Please enjoy Cameron’s Elizabethtown Journal entries for May and June.
May, 2004
Where did the time go? Orlando is already coming down the homestretch on his movie overseas, Kirsten is kicking at the stall, ready to go.
June 6, 2004
Tomorrow morning rehearsal begins. Man, this movie has been a tough one to get going, it’s true . . . but if the words of my now-retired legendary assistant Director Jerry Ziesmer are true – “The tough ones are the good ones” – then Elizabethtown has a shot at being blessed. (Zeismer worked on everything from Black Sunday to Jerry Maguire and Apocalypse Now – check out his book sometime, it’s the first and last word on the subject of assistant-directing.) It’s been a long road, between finding the right cast and the right crew, but we’re now almost there. The script happened quickly, my fastest one ever, over the summer of 2002. I was traveling on a bus with my wife Nancy, who was touring with her band Heart. I woke up one early morning as the bus was traveling through Kentucky, 30 miles past Lexington. I hadn’t seen these electric blue hillsides since traveling back there for my dad’s funeral in 1989, just after Say Anything… had been released. I dropped off the Heart tour, got a rental car, got lost in Kentucky, and wrote the whole story for the script in a burst. “The roads here are hopelessly and gloriously confusing,” became one of the first lines written for the story, and it came to characterize Claire Colburn – the soul of the movie in many ways – a flight attendant who knows the ins and outs of cities all over the country.

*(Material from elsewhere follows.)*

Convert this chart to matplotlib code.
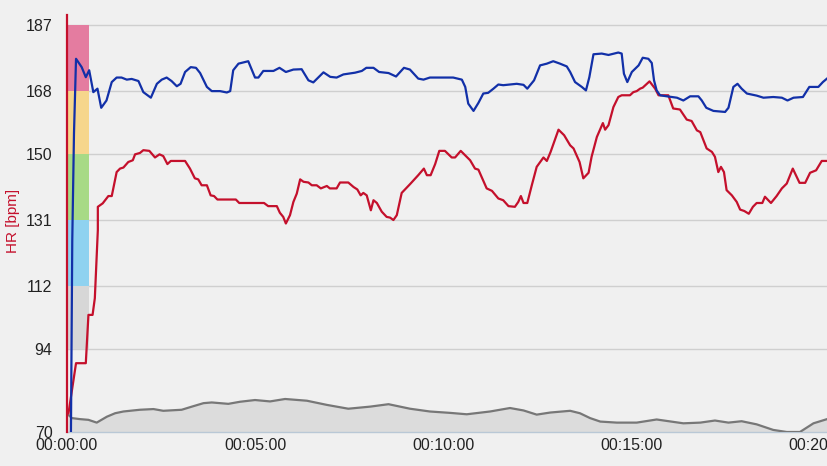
# -*- coding: utf-8 -*-
"""
HR trace with zone bar (recreated chart)
"""

import matplotlib
matplotlib.use('Agg')
import matplotlib.pyplot as plt
import matplotlib.transforms as mtransforms
from matplotlib.patches import Rectangle
from matplotlib.ticker import FuncFormatter

plt.rcParams['font.family'] = ['Liberation Sans', 'DejaVu Sans']

# ---- data (minutes, bpm) ----
hr_t = [0.04, 0.24, 0.50, 0.57, 0.68, 0.74, 0.82, 0.82, 0.95, 1.10, 1.19, 1.32, 1.41, 1.50, 1.63,
        1.75, 1.81, 1.94, 2.03, 2.19, 2.34, 2.46, 2.56, 2.67, 2.76, 3.14, 3.27, 3.40, 3.49, 3.58,
        3.72, 3.82, 3.91, 4.00, 4.49, 4.58, 5.24, 5.35, 5.58, 5.66, 5.75, 5.82, 5.93, 6.02, 6.11,
        6.20, 6.29, 6.42, 6.51, 6.64, 6.75, 6.91, 6.99, 7.17, 7.26, 7.48, 7.62, 7.72, 7.81, 7.88,
        7.97, 8.08, 8.15, 8.24, 8.37, 8.50, 8.59, 8.68, 8.77, 8.90, 9.12, 9.34, 9.49, 9.57, 9.67,
        9.79, 9.90, 10.05, 10.23, 10.32, 10.47, 10.72, 10.85, 10.94, 11.16, 11.30, 11.47, 11.60,
        11.74, 11.91, 12.00, 12.07, 12.14, 12.24, 12.36, 12.49, 12.67, 12.76, 12.86, 13.07, 13.22,
        13.38, 13.47, 13.63, 13.73, 13.87, 13.95, 14.09, 14.25, 14.31, 14.40, 14.53, 14.66, 14.75,
        14.97, 15.06, 15.15, 15.24, 15.31, 15.49, 15.64, 15.73, 15.99, 16.12, 16.30, 16.48, 16.61,
        16.75, 16.84, 17.01, 17.15, 17.23, 17.32, 17.39, 17.47, 17.54, 17.68, 17.81, 17.90, 18.01,
        18.13, 18.24, 18.34, 18.49, 18.56, 18.72, 18.87, 19.01, 19.14, 19.30, 19.48, 19.63, 19.76,
        19.92, 20.07, 20.21]
hr_bpm = [75.4, 89.8, 89.8, 103.7, 103.7, 108.5, 128.1, 134.8, 135.8, 137.9, 137.9, 144.8, 145.8,
          146.1, 147.7, 148.2, 149.9, 150.3, 151.1, 150.9, 149.0, 149.9, 149.4, 147.1, 148.0,
          148.0, 145.8, 143.0, 142.7, 141.0, 141.0, 138.1, 137.9, 136.9, 136.9, 135.9, 135.9,
          135.0, 135.0, 133.1, 131.9, 130.0, 132.4, 136.2, 138.6, 142.7, 142.0, 141.8, 141.0,
          141.0, 140.1, 140.8, 140.1, 140.1, 141.8, 141.8, 140.5, 139.8, 138.1, 138.8, 138.1,
          133.8, 136.7, 135.9, 133.4, 131.9, 131.7, 131.0, 132.4, 138.8, 141.3, 143.9, 145.8,
          143.9, 143.9, 147.1, 150.9, 150.9, 149.0, 149.0, 150.9, 148.2, 145.8, 145.5, 140.1,
          139.4, 137.2, 136.7, 135.0, 134.8, 136.2, 137.9, 135.9, 135.9, 141.0, 146.3, 149.0,
          148.0, 150.6, 157.0, 155.4, 152.5, 151.6, 147.7, 143.0, 144.6, 149.2, 154.9, 158.9,
          157.0, 158.3, 163.5, 166.4, 166.9, 166.9, 167.8, 168.1, 168.8, 169.1, 170.9, 168.8,
          166.9, 166.9, 163.1, 162.8, 159.9, 159.5, 156.8, 156.3, 151.6, 150.6, 149.2, 144.8,
          146.3, 144.8, 139.6, 138.1, 136.2, 134.0, 133.6, 132.8, 134.8, 135.9, 135.9, 137.7,
          135.9, 137.9, 140.1, 141.5, 145.8, 141.7, 141.7, 144.6, 145.3, 148.0, 148.0]

blue_t = [0.10, 0.14, 0.186, 0.24, 0.39, 0.50, 0.59, 0.70, 0.81, 0.91, 1.05, 1.19, 1.32, 1.45, 1.59,
          1.72, 1.90, 2.03, 2.23, 2.39, 2.52, 2.65, 2.78, 2.92, 3.02, 3.14, 3.29, 3.43, 3.54, 3.72,
          3.85, 4.07, 4.25, 4.34, 4.42, 4.56, 4.82, 5.00, 5.09, 5.22, 5.49, 5.65, 5.82, 6.02, 6.24,
          6.42, 6.55, 6.82, 7.00, 7.17, 7.35, 7.66, 7.84, 7.96, 8.15, 8.30, 8.55, 8.75, 8.96, 9.12,
          9.34, 9.48, 9.65, 10.27, 10.50, 10.59, 10.67, 10.81, 10.94, 11.07, 11.20, 11.34, 11.47,
          11.60, 11.96, 12.14, 12.24, 12.42, 12.58, 12.76, 12.93, 13.11, 13.29, 13.38, 13.51, 13.69,
          13.80, 13.89, 14.00, 14.22, 14.40, 14.66, 14.75, 14.81, 14.90, 15.02, 15.20, 15.31, 15.46,
          15.55, 15.61, 15.68, 15.77, 15.95, 16.22, 16.39, 16.57, 16.79, 16.88, 17.00, 17.19, 17.50,
          17.59, 17.72, 17.83, 17.94, 18.08, 18.34, 18.52, 18.78, 19.01, 19.16, 19.32, 19.57, 19.74,
          19.98, 20.10, 20.21]
blue_val = [62.0, 125.0, 156.0, 177.4, 175.0, 172.1, 174.1, 167.8, 168.8, 163.3, 165.4, 170.7, 172.0,
            172.0, 171.4, 171.6, 171.0, 167.8, 166.2, 170.2, 171.4, 172.0, 171.0, 169.5, 170.2,
            173.6, 175.0, 174.8, 173.3, 169.3, 168.1, 168.1, 167.7, 168.1, 174.1, 176.0, 176.7,
            172.0, 172.0, 173.9, 173.9, 174.8, 173.6, 174.3, 174.4, 171.2, 170.6, 173.5, 172.2,
            172.0, 172.9, 173.4, 173.9, 174.8, 174.8, 173.6, 173.3, 172.3, 174.8, 174.3, 171.7,
            171.4, 172.0, 172.0, 171.4, 169.3, 164.5, 162.4, 164.7, 167.4, 167.6, 168.8, 170.0,
            169.8, 170.2, 169.9, 168.8, 171.2, 175.5, 176.0, 176.7, 176.0, 175.2, 173.6, 170.7,
            169.3, 168.3, 172.1, 178.7, 178.9, 178.5, 179.2, 178.9, 173.1, 170.7, 173.6, 175.5,
            177.7, 177.4, 176.2, 171.2, 168.3, 166.9, 166.6, 166.2, 165.4, 166.6, 166.6, 165.4,
            163.3, 162.4, 162.1, 163.3, 169.3, 170.2, 168.8, 167.4, 166.8, 166.2, 166.4, 166.2,
            165.4, 166.2, 166.4, 169.3, 169.3, 170.7, 171.7]

# grey background series (same axis units)
gray_t = [0.03, 0.13, 0.35, 0.57, 0.79, 1.06, 1.28, 1.50, 1.76, 1.94, 2.30, 2.56, 3.05, 3.32, 3.63,
          3.85, 4.29, 4.60, 5.00, 5.40, 5.80, 6.38, 6.91, 7.48, 8.06, 8.55, 9.12, 9.65, 10.19,
          10.63, 11.25, 11.78, 12.14, 12.49, 12.85, 13.38, 13.64, 13.91, 14.18, 14.62, 15.15,
          15.68, 16.39, 16.84, 17.23, 17.59, 17.94, 18.34, 18.78, 19.14, 19.49, 19.85, 20.21]
gray_val = [75.0, 74.0, 73.7, 73.5, 72.7, 74.4, 75.4, 75.9, 76.2, 76.4, 76.6, 76.1, 76.4, 77.3, 78.3,
            78.5, 78.1, 78.7, 79.2, 78.8, 79.5, 79.0, 77.8, 76.7, 77.3, 78.0, 76.7, 75.9, 75.5,
            75.1, 75.9, 76.9, 76.2, 75.0, 75.6, 76.1, 75.4, 74.0, 73.0, 72.7, 72.7, 73.6, 72.5,
            72.7, 73.3, 72.7, 73.1, 72.2, 70.6, 70.0, 70.0, 72.5, 73.7]

# HR zones: (lower, upper, colour)
zone_lo = [94, 112, 131, 150, 168]
zone_hi = [112, 131, 150, 168, 187]
zone_col = ['#d7d7d7', '#8fd2f0', '#a7da86', '#f6d68c', '#e47ca0']

y_ticks = [70, 94, 112, 131, 150, 168, 187]
x_ticks = [0, 5, 10, 15, 20]

BG = '#f0f0f0'
RED = '#c4102c'
BLUE = '#1230a8'

fig = plt.figure(figsize=(8.27, 4.66), dpi=100, facecolor=BG)
ax = fig.add_axes([67 / 827, 34 / 466, 760 / 827, 417 / 466], facecolor=BG)

# zone bar at the left edge (x in axes fraction)
trans = mtransforms.blended_transform_factory(ax.transAxes, ax.transData)
for lo, hi, c in zip(zone_lo, zone_hi, zone_col):
    ax.add_patch(Rectangle((0, lo), 0.029, hi - lo, transform=trans,
                           facecolor=c, edgecolor='none', zorder=1))

# background series (grey area)
ax.fill_between(gray_t, gray_val, 70, color='#dcdcdc', linewidth=0, zorder=2)
ax.plot(gray_t, gray_val, color='#777777', linewidth=1.6, zorder=3)

ax.plot(hr_t, hr_bpm, color=RED, linewidth=1.6, zorder=4)
ax.plot(blue_t, blue_val, color=BLUE, linewidth=1.6, zorder=5)

ax.set_xlim(0, 20.21)
ax.set_ylim(70, 190)
ax.set_yticks(y_ticks)
ax.set_xticks(x_ticks)
ax.xaxis.set_major_formatter(FuncFormatter(lambda m, p: f'00:{int(round(m)):02d}:00'))
ax.grid(axis='y', color='#cfcfcf', linewidth=1.0, zorder=0)
ax.set_axisbelow(True)

ax.tick_params(axis='y', length=0, pad=10.5, labelsize=11.5, labelcolor='#222222')
ax.tick_params(axis='x', length=0, pad=4.5, labelsize=11.5, labelcolor='#222222')

for s in ['top', 'right']:
    ax.spines[s].set_visible(False)
ax.spines['left'].set_color(RED)
ax.spines['left'].set_linewidth(1.6)
ax.spines['left'].set_zorder(6)
ax.spines['bottom'].set_color('#b9c8d6')
ax.spines['bottom'].set_linewidth(1.0)

fig.text(12.5 / 827, 1 - 221 / 466, 'HR [bpm]', rotation=90, color=RED,
         fontsize=11, ha='center', va='center')

fig.savefig('out.png', dpi=100, facecolor=BG)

She falls for a guy in turmoil, Drew Baylor, who has barely traveled at all. From that relationship, the love story of the movie grew. Together, they became travelers in the world, partners in exploration and love. Tomorrow, it all officially starts to come to life. Usually I’m nervous the day before rehearsals, tonight – strangely calm. I’ve got a lot of music picked out and I’m going to play it during a walk-through of all the set and location photos. Figure that’s a good way to get started. Music has always been the divining rod in everything I’ve ever done. This one more than ever. Using music in the auditions with Casting Director Gail Levin, I’ve even cast the actors who worked best with the Elizabethtown songs and score.